In a society dominated by a desire for immediacy and a reliance on ready-made products, it is surprising that large groups of men and women are taking the time to adopt a resourceful and creative lifestyle through DIY, (“Do it yourself”), projects.
What was once considered by cool kids to be a thrifty, last-resort, or “poor” way of living has now resurfaced as an undeniable cache in the domains of fashion, art, and home decor.
Wikipedia defines DIY as “a method of building, modifying, or repairing something without the aid of experts or professionals,” the opposite of the “easy way out.” Successfully completing a project usually requires time and a well-stocked supply closet.
The term, put into common use in the 1950s, encompasses every possible medium: clothing, furniture, art, even cooking. For some modern DIYers, the passion transcended childhood, when machines like “The Bedazzler” made it easy to transform drab, run-of-the-mill department store clothing into unique, wearable pieces of art. Taking on these types of projects allows people to customize and personalize everyday items, and gives them the opportunity to add sentimental value to items that are worth nothing monetarily.
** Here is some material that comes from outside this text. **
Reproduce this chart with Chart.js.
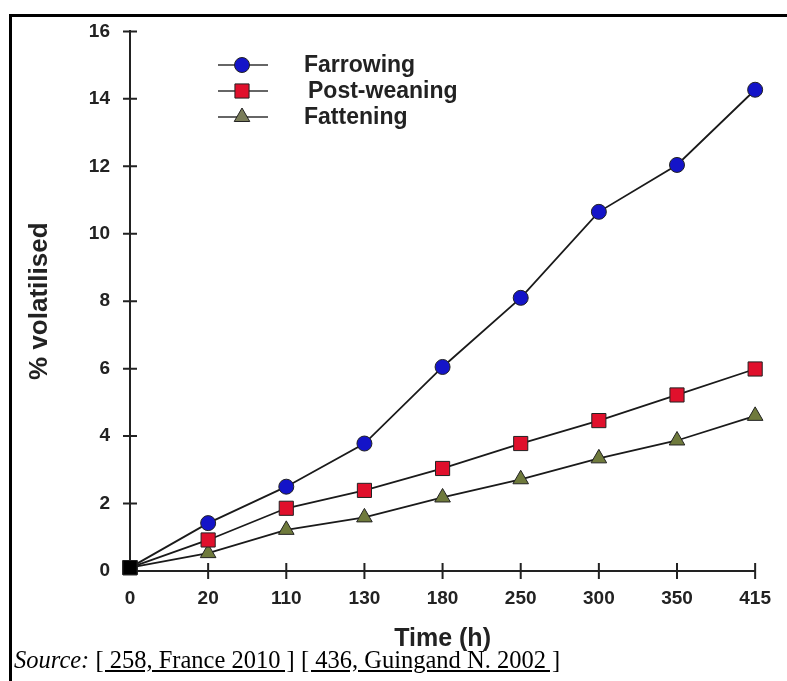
<!DOCTYPE html>
<html>
<head>
<meta charset="utf-8">
<script src="https://cdn.jsdelivr.net/npm/chart.js@4.4.1/dist/chart.umd.min.js"></script>
<style>
	body { margin: 0; background: #fff; width: 787px; height: 681px; overflow: hidden; position: relative; }
	#frame { position: absolute; left: 9px; top: 14px; width: 778px; height: 667px; border-top: 3px solid #000; border-left: 3px solid #000; }
	#myChart { position: absolute; left: 0; top: 0; }
	#source { position: absolute; left: 14px; top: 646px; font: 24.5px "Liberation Serif", "Times New Roman", serif; color: #000; white-space: nowrap; }
	#source .ref { text-decoration: underline; }
</style>
</head>
<body>
<div id="frame"></div>
<canvas id="myChart" width="787" height="681"></canvas>
<div id="source"><i>Source:</i> <span class="ref">[ 258, France 2010 ]</span> <span class="ref">[ 436, Guingand N. 2002 ]</span></div>
<script>
const timeLabels = ['0', '20', '110', '130', '180', '250', '300', '350', '415'];
const farrowing = [0.1, 1.42, 2.5, 3.78, 6.05, 8.1, 10.65, 12.04, 14.27];
const postWeaning = [0.1, 0.92, 1.86, 2.39, 3.04, 3.78, 4.46, 5.22, 5.99];
const fattening = [0.1, 0.53, 1.22, 1.59, 2.18, 2.72, 3.34, 3.87, 4.6];
const seriesNames = ['Farrowing', 'Post-weaning', 'Fattening'];

Chart.defaults.font.family = '"Liberation Sans", Arial, sans-serif';
Chart.defaults.color = '#222';

function makeSeries(label, data, style, fill, radius) {
	return {
		label: label,
		data: data,
		borderColor: '#1a1a1a',
		borderWidth: 1.8,
		pointStyle: c => (c.dataIndex === 0 ? 'rect' : style),
		pointRadius: c => (c.dataIndex === 0 ? 10 : radius),
		pointBackgroundColor: c => (c.dataIndex === 0 ? '#000' : fill),
		pointBorderColor: '#222',
		pointBorderWidth: 1,
		clip: false,
	};
}

// tick marks that cross the axis lines
const crossTicks = {
	id: 'crossTicks',
	beforeDatasetsDraw(chart) {
		const ctx = chart.ctx;
		const x = chart.scales.x;
		const y = chart.scales.y;
		ctx.save();
		ctx.strokeStyle = '#222';
		ctx.lineWidth = 2;
		ctx.beginPath();
		y.ticks.forEach((t, i) => {
			const py = y.getPixelForTick(i);
			ctx.moveTo(x.left - 7, py);
			ctx.lineTo(x.left + 7, py);
		});
		x.ticks.forEach((t, i) => {
			if (i === 0) return;
			const px = x.getPixelForTick(i);
			ctx.moveTo(px, y.bottom - 8);
			ctx.lineTo(px, y.bottom + 8);
		});
		ctx.stroke();
		ctx.restore();
	},
};

// legend with a line through each marker
const lineLegend = {
	id: 'lineLegend',
	afterDatasetsDraw(chart) {
		const ctx = chart.ctx;
		ctx.save();
		chart.data.datasets.forEach((ds, i) => {
			const rowY = 65 + i * 26;
			ctx.strokeStyle = '#333';
			ctx.lineWidth = 1.5;
			ctx.beginPath();
			ctx.moveTo(218, rowY);
			ctx.lineTo(268, rowY);
			ctx.stroke();
			ctx.fillStyle = ds.legendFill;
			ctx.strokeStyle = '#222';
			ctx.lineWidth = 1;
			Chart.helpers.drawPoint(ctx, { pointStyle: ds.legendStyle, radius: ds.legendRadius, rotation: 0, borderWidth: 1 }, 242, rowY);
			ctx.fillStyle = '#222';
			ctx.font = 'bold 23px "Liberation Sans", Arial, sans-serif';
			ctx.textBaseline = 'alphabetic';
			ctx.textAlign = 'left';
			ctx.fillText(ds.label, i === 1 ? 308 : 304, rowY + 7);
		});
		ctx.restore();
	},
};

const datasets = [
	makeSeries(seriesNames[0], farrowing, 'circle', '#1414c8', 7.5),
	makeSeries(seriesNames[1], postWeaning, 'rect', '#e0102c', 10),
	makeSeries(seriesNames[2], fattening, 'triangle', '#6f7a3c', 9),
];
datasets[0].legendStyle = 'circle'; datasets[0].legendFill = '#1414c8'; datasets[0].legendRadius = 7.5;
datasets[1].legendStyle = 'rect'; datasets[1].legendFill = '#e0102c'; datasets[1].legendRadius = 10;
datasets[2].legendStyle = 'triangle'; datasets[2].legendFill = '#7a7d5a'; datasets[2].legendRadius = 9;

const chart = new Chart(document.getElementById('myChart'), {
	type: 'line',
	data: { labels: timeLabels, datasets: datasets },
	options: {
		responsive: false,
		animation: false,
		layout: { padding: { left: 0, right: 27, top: 29, bottom: 0 } },
		plugins: { legend: { display: false }, tooltip: { enabled: false } },
		elements: { line: { tension: 0 } },
		scales: {
			x: {
				offset: false,
				grid: { display: false, drawTicks: false },
				border: { display: true, color: '#222', width: 2 },
				ticks: { padding: 16, font: { size: 19, weight: 'bold' }, color: '#222', maxRotation: 0 },
				title: { display: true, text: 'Time (h)', font: { size: 25, weight: 'bold' }, color: '#222', padding: { top: 0, bottom: 27 } },
				afterFit: s => { s.height = 110; },
			},
			y: {
				min: 0,
				max: 16,
				grid: { display: false, drawTicks: false },
				border: { display: true, color: '#222', width: 2 },
				ticks: { stepSize: 2, padding: 20, font: { size: 19, weight: 'bold' }, color: '#222' },
				title: { display: true, text: '% volatilised', font: { size: 26, weight: 'bold' }, color: '#222', padding: { top: 24, bottom: 0 } },
				afterFit: s => { s.width = 130; },
			},
		},
	},
	plugins: [crossTicks, lineLegend],
});
</script>
</body>
</html>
However, when most products are readily available in-store or online, the fundamental question is: why DIY? What is it about labour-intensive, old-timey arts and crafts projects that attract such a diverse crowd of people?
“It is the thrill of creating, experimenting and designing that I enjoy the most when I DIY,” said Mara Richardson, a specialty blogger at Wise Women Montreal and owner of Cherry on Top Designs, a company that makes custom decor items for children’s rooms.
“I think it is becoming so popular due to the fact a lot of people are on a budget,” explained Richardson. “So whether you find a treasure on the side of the road, recycle something you already own or buy something second-hand, you have the upper hand to creating something all your own.”
Creating DIY goods is a cost-effective way to decorate your home, a subtle way to reject consumerism and the mass consumption of everyday products. At any given time, there are items sitting in thrift shops, flea markets, or around the home that require a little TLC and will cost pennies to transform. It is a sustainable way of life, since items are essentially being recycled and repurposed instead of being thrown out.
Many DIYers appreciate the restorative and transformative value of their pieces. Aside from the strong sense of community and connection with other crafters, there is an undeniable allure in owning something that is unique. The positive mental effects of completing a project are what make it such a fulfilling hobby.It can allow any given person the opportunity to use both the hands and the brain, and deepens one’s appreciation for the things that we own, and the tools that allow us to transform them.
DIYers also adopt perhaps one of the most important qualities a person can have: the courage to screw up.
“It is both material and mental satisfaction owning something that you created from start to finish, a lot of times overcoming obstacles throughout that were unexpected, and surpassing them,” said Richardson.